De leraar als herbergier én wisselwachter

"Scholen die zich inzetten om die energie een goede kant op te sturen, zoeken naar acties waarmee kinderen en jongeren een bijdrage leveren aan het vervullen van hun behoeften die op dit moment zo onder druk staan. Het liefst op een manier waar iedereen beter van wordt. Het maakt van de leraar naast herbergier een wisselwachter: iemand die de energie de goede kant op leidt."

Centrale vragen

"Je kunt daarbij een stappenplan voor ogen nemen met vier centrale vragen. De eerste vraag: waaraan zien we dat wat er gebeurt onze leerlingen raakt? Wat zijn hele concrete, objectief waarneembare signalen? Vraag twee luidt: tot welke problemen, tot welk gevaarlijk en ongewenst gedrag leidt dit? Wie worden geschaad, welke behoeften staan onder druk? Denk aan veiligheid, vertrouwen, rust, geborgenheid, zekerheid, hoop en ga zo maar door. De derde vraag die je hieruit kunt afleiden is: wat zijn de meest belangrijke behoeften van onze leerlingen op dit moment? Die kunnen heel breed en uiteenlopend zijn, en vaak lastig door leerlingen te formuleren. Denk aan aandacht, (zelf)vertrouwen, liefde, (fysiek) contact. In plaats van ernaar te vragen helpt het meer leerlingen elkaar hun verhalen te laten vertellen en naar elkaar te laten luisteren in open, niet al te veel gestuurde gesprekken. Als het even kan zonder de directe aanwezigheid van een leraar of begeleider. Hieruit kom je tot de vierde vraag: wat kunnen we doen om een bijdrage te leveren aan het vervullen van die behoeften? We hebben het dan over concrete, meetbare en zichtbare doelen en strategieën. Zo’n actie kan bijvoorbeeld zijn het samen een uur lang helemaal goed hebben met elkaar; niets meer en niets minder. Laat de antwoorden uit henzelf komen en faciliteer het uitvoeren van de acties die uit de leerlingen zelf komen."

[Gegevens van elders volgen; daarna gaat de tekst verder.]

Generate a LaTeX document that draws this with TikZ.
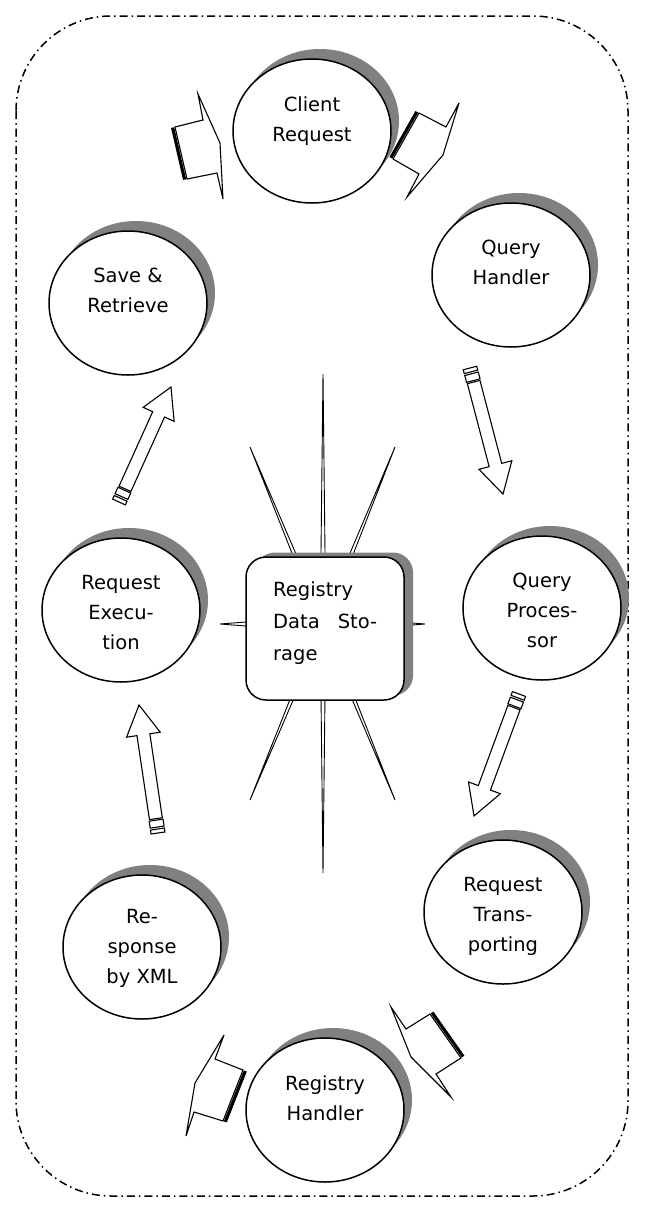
\documentclass[tikz,border=0pt]{standalone}
\usepackage{fontspec}
\setmainfont{DejaVu Sans}
\usetikzlibrary{calc,shapes.geometric,shadows}
\newcommand\spikeline[3]{\draw[spike] ($(#1)!#3!90:(#2)$) -- (#2) -- ($(#1)!#3!-90:(#2)$) -- cycle;}
\begin{document}
\begin{tikzpicture}[x=1pt,y=-1pt,
 proc/.style={ellipse, draw, line width=1.5pt, fill=white, minimum width=158pt, minimum height=144pt, inner sep=0pt,
   general shadow={fill=black!50, draw=none, shadow xshift=8pt, shadow yshift=10pt}},
 lbl/.style={align=center, inner sep=0pt, anchor=north, font=\fontsize{19.5}{30}\selectfont},
 store/.style={rectangle, rounded corners=20pt, draw, line width=1.5pt, fill=white, minimum width=158pt, minimum height=143pt,
   general shadow={fill=black!50, draw=none, shadow xshift=9pt, shadow yshift=4.5pt}},
 spike/.style={draw, fill=white, line width=0.9pt, line join=miter},
 arrline/.style={draw, fill=white, line width=1.1pt, line join=miter},
 thickedge/.style={line width=3.2pt},
 border/.style={draw, line width=1.5pt, dash pattern=on 8pt off 4pt on 1.5pt off 4pt, rounded corners=95pt},
 pics/barrow/.style={code={
   \draw[arrline] (0,-7) rectangle (4,7);
   \draw[arrline] (6,-7) rectangle (13,7);
   \draw[arrline] (14.5,-6.5) -- ({#1-30},-6.5) -- ({#1-30},-17) -- (#1,0) -- ({#1-30},17) -- ({#1-30},6.5) -- (14.5,6.5) -- cycle;
 }}
]
\fill[white] (0,0) rectangle (647,1210);
\useasboundingbox (0,0) rectangle (647,1210);
\draw[border] (16,16) rectangle (628,1196);

% star behind the storage box
\coordinate (sc) at (323,624);
\coordinate (s1) at (323,374);
\coordinate (s2) at (395,447);
\coordinate (s3) at (425,624);
\coordinate (s4) at (395,800);
\coordinate (s5) at (323,873);
\coordinate (s6) at (250,800);
\coordinate (s7) at (220,624);
\coordinate (s8) at (250,447);
\spikeline{sc}{s1}{2.8pt}
\spikeline{sc}{s2}{2.8pt}
\spikeline{sc}{s3}{8pt}
\spikeline{sc}{s4}{2.8pt}
\spikeline{sc}{s5}{2.8pt}
\spikeline{sc}{s6}{2.8pt}
\spikeline{sc}{s7}{8pt}
\spikeline{sc}{s8}{2.8pt}

\node[store] (rds) at (325,628.5) {};
\node[anchor=north west, text width=104pt, align=left, inner sep=0pt, font=\fontsize{19.5}{32}\selectfont] (rdst) at (273,581) {Registry\\Data\hfill Sto-\\rage};

% process circles
\node[proc] (cr) at (312,131) {};
\node[proc] (qh) at (511,275) {};
\node[proc] (sr) at (128,303) {};
\node[proc] (qp) at (542,608) {};
\node[proc] (re) at (121,610) {};
\node[proc] (rt) at (503,912) {};
\node[proc] (rx) at (142,947) {};
\node[proc] (rh) at (325,1110) {};

\node[lbl] (crt) at ($(cr.center)+(0,-35)$) {Client\\Request};
\node[lbl] (qht) at ($(qh.center)+(0,-35)$) {Query\\Handler};
\node[lbl] (srt) at ($(sr.center)+(0,-35)$) {Save \&\\Retrieve};
\node[lbl] (qpt) at ($(qp.center)+(0,-35)$) {Query\\Proces-\\sor};
\node[lbl] (ret) at ($(re.center)+(0,-35)$) {Request\\Execu-\\tion};
\node[lbl] (rtt) at ($(rt.center)+(0,-35)$) {Request\\Trans-\\porting};
\node[lbl] (rxt) at ($(rx.center)+(0,-38)$) {Re-\\sponse\\by XML};
\node[lbl] (rht) at ($(rh.center)+(0,-35)$) {Registry\\Handler};

% straight block arrows
\coordinate (a1s) at (470,368); \coordinate (a1e) at (503,494);
\coordinate (a2s) at (519,694); \coordinate (a2e) at (474,816);
\coordinate (a3s) at (158,833); \coordinate (a3e) at (139,705);
\coordinate (a4s) at (119,502); \coordinate (a4e) at (171,387);
\pic[rotate=-75.32] at (a1s) {barrow=130.3};
\pic[rotate=-110.25] at (a2s) {barrow=130};
\pic[rotate=98.44] at (a3s) {barrow=129.4};
\pic[rotate=65.67] at (a4s) {barrow=126.2};

% bent arrows around client request
\draw[arrline] (175,127) -- (203,120) -- (198,94) -- (220,143) -- (223,199) -- (217,173) -- (187,179) -- cycle;
\draw[thickedge] (172.6,127.6) -- (184.6,179.6);
\draw[arrline] (419,113) -- (446,127) -- (459,103) -- (443,155) -- (407,197) -- (419,174) -- (393,159) -- cycle;
\draw[thickedge] (416.8,111.8) -- (390.8,157.8);
% bent arrows around registry handler
\draw[arrline] (243,1070) -- (215,1059) -- (224,1035) -- (195,1083) -- (186,1136) -- (194,1112) -- (223,1121) -- cycle;
\draw[thickedge] (245.3,1070.9) -- (225.3,1121.9);
\draw[arrline] (430,1014) -- (406,1029) -- (391,1007) -- (411,1057) -- (451,1097) -- (436,1074) -- (461,1058) -- cycle;
\draw[thickedge] (432.1,1012.5) -- (463.1,1056.5);
\end{tikzpicture}
\end{document}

"Tot slot, volwassenen, onder wie leraren met hun speciale positie, kunnen een rol spelen bij het in constructieve banen leiden van die energie. Zet leerlingen in actie, laat hen acties opzetten en uitvoeren. Het geeft een gevoel van betekenis en invloedsbesef. Een waardevol goed, zeker wanneer er troostende aandacht aan vooraf gegaan is."